Bulk permanent delete strategies
For large purges — multi-year inbox cleanouts, leaving a job, or pre-archive cleanup — the fastest path is a date-filtered search followed by select-all and “Empty Trash now.” In Gmail, search older_than:1y, select all matching, delete, then empty Trash. In Outlook web, use the Filter > date sort then select-all-shift-delete. For ongoing inbox hygiene, the most efficient approach is to combine unsubscribing (stops new mail) with a recurring bulk-delete cadence (clears the backlog).
Gmail bulk permanent delete by age:
- Search bar:
older_than:1y(orolder_than:6m,older_than:2y). - Tick the select-all checkbox, click “Select all conversations that match this search”.
- Click the trash icon — moves to Trash.
- Open Trash > “Empty Trash now”.
Outlook bulk permanent delete by sender:
- Search bar:
from:newsletter@example.com. - Press Ctrl+A to select all results.
- Shift+Delete to bypass Deleted Items.
For broader inbox hygiene strategies, see the companion guides on archiving emails in bulk (a non-destructive alternative) and how to delete promotional emails (focused on the Promotions category).
One small tool I use regularly. When the goal is not just deletion but stopping the inflow, Leave Me Alone scans your inbox for subscriptions and lets you unsubscribe in bulk — it follows real unsubscribe links so the sender removes you, not just your inbox view. This makes the next permanent-delete pass smaller. Try Leave Me Alone free

Alexis Dollé, email expert for 10+ years. Founder of Email Tools. I test every email client and utility myself, then write about them the way I’d explain them to a friend — no marketing fluff, no sponsored rankings, every claim sourced.
LinkedInSources & references
- Google Help Center, “Delete & restore Trash in Gmail” — confirms 30-day auto-purge of Trash, “Delete forever” action, “Empty Trash now” behaviour. Accessed 2026-05-16. support.google.com/mail/answer/7401
- Microsoft Learn, “Create eDiscovery holds in an eDiscovery case” — confirms Recoverable Items default retention (14 days, extensible to 30), 30-day delay-hold mechanic after release.
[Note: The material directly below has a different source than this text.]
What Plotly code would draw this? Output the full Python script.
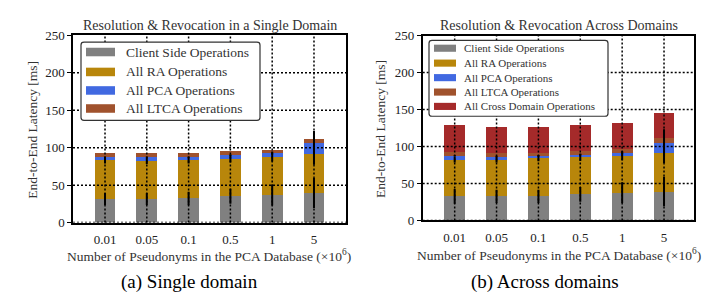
import plotly.graph_objects as go
import numpy as np

categories = ["0.01", "0.05", "0.1", "0.5", "1", "5"]
y_ticks = [0, 50, 100, 150, 200, 250]

# (a) Single domain  [ms]
sd_client = [31.4, 31.4, 32.2, 35.2, 36.9, 39.4]
sd_ra = [51.6, 50.8, 50.8, 50.0, 50.8, 51.7]
sd_pca = [4.3, 5.1, 4.3, 5.1, 5.1, 15.3]
sd_ltca = [6.3, 5.1, 5.1, 5.0, 4.7, 5.0]
sd_client_err = [8, 8, 9, 10, 14, 20]
sd_ra_err = [4, 4, 4, 5, 6, 14]
sd_pca_err = [1, 1, 1, 1, 2, 16]

# (b) Across domains  [ms]
ad_client = [32.7, 32.7, 32.7, 35.3, 37.8, 39.1]
ad_ra = [49.6, 49.6, 51.3, 50.0, 49.6, 52.6]
ad_pca = [5.1, 4.2, 3.4, 3.8, 4.3, 13.6]
ad_ltca = [5.5, 5.2, 4.3, 5.1, 5.1, 5.6]
ad_cross = [35.9, 34.6, 34.6, 34.6, 34.6, 34.6]
ad_client_err = [10, 9, 9, 10, 14, 20]
ad_ra_err = [4, 4, 4, 5, 6, 14]
ad_pca_err = [1, 1, 1, 1, 2, 18]

names = ["Client Side Operations", "All RA Operations", "All PCA Operations",
         "All LTCA Operations", "All Cross Domain Operations"]
colors = ["#808080", "#B8860B", "#4169E1", "#A0522D", "#A52A2A"]

FONT = "Liberation Serif"
W, H = 726, 295
x = list(range(len(categories)))

fig = go.Figure()

def add_panel(series, errs, xa, ya):
    for k, vals in enumerate(series):
        fig.add_trace(go.Bar(
            x=x, y=vals, name=names[k], marker=dict(color=colors[k], line=dict(width=0)),
            width=0.5, xaxis=xa, yaxis=ya, showlegend=False,
        ))
    cum = np.cumsum(np.array(series), axis=0)
    for k, e in enumerate(errs):
        fig.add_trace(go.Scatter(
            x=x, y=cum[k], mode="lines", line=dict(width=0, color="rgba(0,0,0,0)"),
            error_y=dict(type="data", array=e, visible=True, color="black", thickness=2, width=0),
            xaxis=xa, yaxis=ya, showlegend=False, hoverinfo="skip",
        ))

add_panel([sd_client, sd_ra, sd_pca, sd_ltca], [sd_client_err, sd_ra_err, sd_pca_err], "x", "y")
add_panel([ad_client, ad_ra, ad_pca, ad_ltca, ad_cross], [ad_client_err, ad_ra_err, ad_pca_err], "x2", "y2")

axis_common = dict(showline=True, mirror=True, linecolor="black", linewidth=1.5,
                   showgrid=False, zeroline=False, layer="above traces",
                   tickfont=dict(family=FONT, size=13, color="#222"))

fig.update_layout(
    width=W, height=H, margin=dict(l=0, r=0, t=0, b=0),
    paper_bgcolor="white", plot_bgcolor="white", barmode="stack",
    font=dict(family=FONT, color="#222"), showlegend=False,
    xaxis=dict(domain=[65/W, 338/W], range=[-0.766, 5.766], tickvals=x, ticktext=categories,
               ticks="", ticklabelstandoff=4, anchor="y", **axis_common),
    yaxis=dict(domain=[1-218.7/H, 1-21.5/H], range=[0, 250], tickvals=y_ticks,
               ticks="outside", ticklen=4, tickwidth=1.2, tickcolor="black", anchor="x", **axis_common),
    xaxis2=dict(domain=[414.7/W, 686/W], range=[-0.764, 5.716], tickvals=x, ticktext=categories,
                ticks="", ticklabelstandoff=4, anchor="y2", **axis_common),
    yaxis2=dict(domain=[1-216.5/H, 1-21.7/H], range=[0, 250], tickvals=y_ticks,
                ticks="outside", ticklen=4, tickwidth=1.2, tickcolor="black", anchor="x2", **axis_common),
)

# dotted grid drawn above the bars
shapes = []
for xa, ya in [("x", "y"), ("x2", "y2")]:
    for i in x:
        shapes.append(dict(type="line", xref=xa, yref=ya + " domain", x0=i, x1=i, y0=0, y1=1,
                           line=dict(color="black", width=1.5, dash="2px,2px"), layer="above"))
    for v in y_ticks[:-1]:
        shapes.append(dict(type="line", xref=xa + " domain", yref=ya, x0=0, x1=1, y0=v, y1=v,
                           line=dict(color="black", width=1.5, dash="2px,2px"), layer="above"))

ann = []
def text(s, xp, yp, size, angle=0, color="#333", xanchor="center"):
    ann.append(dict(text=s, x=xp/W, y=1-yp/H, xref="paper", yref="paper",
                    showarrow=False, xanchor=xanchor, yanchor="middle", textangle=angle,
                    font=dict(family=FONT, size=size, color=color)))

def px(xp):
    return xp / W

def py(yp):
    return 1 - yp / H

def rounded_box(x0, y0, x1, y1, r=3):
    rx, ry = r / W, r / H
    X0, X1, Y0, Y1 = px(x0), px(x1), py(y0), py(y1)
    p = (f"M{X0+rx},{Y0} L{X1-rx},{Y0} Q{X1},{Y0} {X1},{Y0-ry} "
         f"L{X1},{Y1+ry} Q{X1},{Y1} {X1-rx},{Y1} L{X0+rx},{Y1} Q{X0},{Y1} {X0},{Y1+ry} "
         f"L{X0},{Y0-ry} Q{X0},{Y0} {X0+rx},{Y0} Z")
    return dict(type="path", xref="paper", yref="paper", path=p, fillcolor="white",
                line=dict(color="#333", width=1.2), layer="above")

def legend(n, box, sw_x, sw_h, rows, text_x, size):
    shapes.append(rounded_box(*box))
    for k in range(n):
        shapes.append(dict(type="rect", xref="paper", yref="paper",
                           x0=px(sw_x[0]), x1=px(sw_x[1]),
                           y0=py(rows[k] - sw_h / 2), y1=py(rows[k] + sw_h / 2),
                           fillcolor=colors[k], line=dict(width=0), layer="above"))
        text(names[k], text_x, rows[k], size, 0, "#333", "left")

legend(4, (73, 28.5, 252, 111), (78, 107), 9, [39, 60, 79.5, 98.5], 116, 13.5)
legend(5, (421, 26.7, 600, 106.7), (426, 448), 7.5, [35, 50.7, 66, 81.2, 96.3], 454, 11)

fig.update_layout(shapes=shapes)

text("Resolution &amp; Revocation in a Single Domain", 201.5, 11.5, 14)
text("Resolution &amp; Revocation Across Domains", 551, 11.5, 14)
text("End-to-End Latency [ms]", 25, 121, 13.5, -90)
text("End-to-End Latency [ms]", 373, 120, 13.5, -90)
text("Number of Pseudonyms in the PCA Database (×10<sup>6</sup>)", 201, 253, 13.5)
text("Number of Pseudonyms in the PCA Database (×10<sup>6</sup>)", 551, 252, 13.5)
text("(a) Single domain", 182, 281.5, 19, 0, "black")
text("(b) Across domains", 536.5, 281, 19, 0, "black")
fig.update_layout(annotations=ann)

fig.write_html("out.html")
Accessed 2026-05-16. learn.microsoft.com/en-us/exchange/security-and-compliance/in-place-and-litigation-holds
- CNIL, “Rapport d’activité 2024” (published April 2025) — erasure-request complaint volumes and enforcement trends, including the €240,000 fine for failure to honour erasure within the one-month statutory window. Accessed 2026-05-16. cnil.fr/fr/la-cnil-publie-son-rapport-dactivite-2024
- European Data Protection Board, “Guidelines on the right to erasure (Article 17 GDPR)” — scope of erasure, one-month response deadline, propagation to backups. Accessed 2026-05-16. edpb.europa.eu
- IETF RFC 3501, “Internet Message Access Protocol — Version 4rev1” — definition of the \Deleted flag and EXPUNGE command. Accessed 2026-05-16. datatracker.ietf.org/doc/html/rfc3501
- Apple Support, “Use Mail on iCloud.com” — Bin folder behaviour and Empty Bin action on iCloud Mail. Accessed 2026-05-16. support.apple.com/guide/icloud
Frequently asked questions
What does “permanently delete” actually mean in Gmail?
Pressing Delete in Gmail moves a message to Trash, where it sits for 30 days before Gmail auto-purges it. “Permanently delete” means bypassing that window — either by selecting the message in Trash and clicking “Delete forever”, or by clicking “Empty Trash now”. After that, the message is gone from your account view and not recoverable by you.
Can Google or Microsoft still recover an email I permanently deleted?
On a personal Gmail or Outlook.com account, no — once you “Delete forever” or empty Trash, you cannot recover it from the UI. On Google Workspace and Microsoft 365, however, an admin can recover items for up to 25 days (Workspace) or 14-30 days by default (M365 Recoverable Items), and longer if a retention policy or eDiscovery hold is in place. True permanence on a managed account requires admin policy review.
How do I permanently delete emails on IMAP (Thunderbird, Apple Mail, etc.)?
IMAP uses a two-step model: marking a message with the \Deleted flag, then issuing an EXPUNGE command that physically removes flagged messages from the mailbox. Most clients hide this — “Delete” in Thunderbird marks and expunges depending on settings. To force true removal, set the client to “Expunge on delete” or run the EXPUNGE command manually.
Does permanently deleting an email remove it from the recipient’s inbox?
No. Once an email is sent and delivered, the recipient holds their own copy on their server. Deleting it from your Sent folder only removes your copy. Removing the recipient’s copy requires a recall (M365 Exchange, limited conditions) or asking them directly.
What’s the difference between “Empty Trash” and “Delete forever”?
“Empty Trash” (or “Empty Bin”) purges every message currently in the Trash folder in one action. “Delete forever” targets selected messages already in Trash and removes only those. Both bypass the 30-day auto-deletion window.
Does GDPR’s right to erasure apply to my personal Gmail account?
GDPR’s Article 17 (right to erasure) applies to data controllers processing personal data — typically employers, services, or third parties holding your information. For your own personal Gmail or Outlook account, Google and Microsoft are the data controllers for service-level data, and you control the message content. Deleting your own emails is a self-help action, not a GDPR request.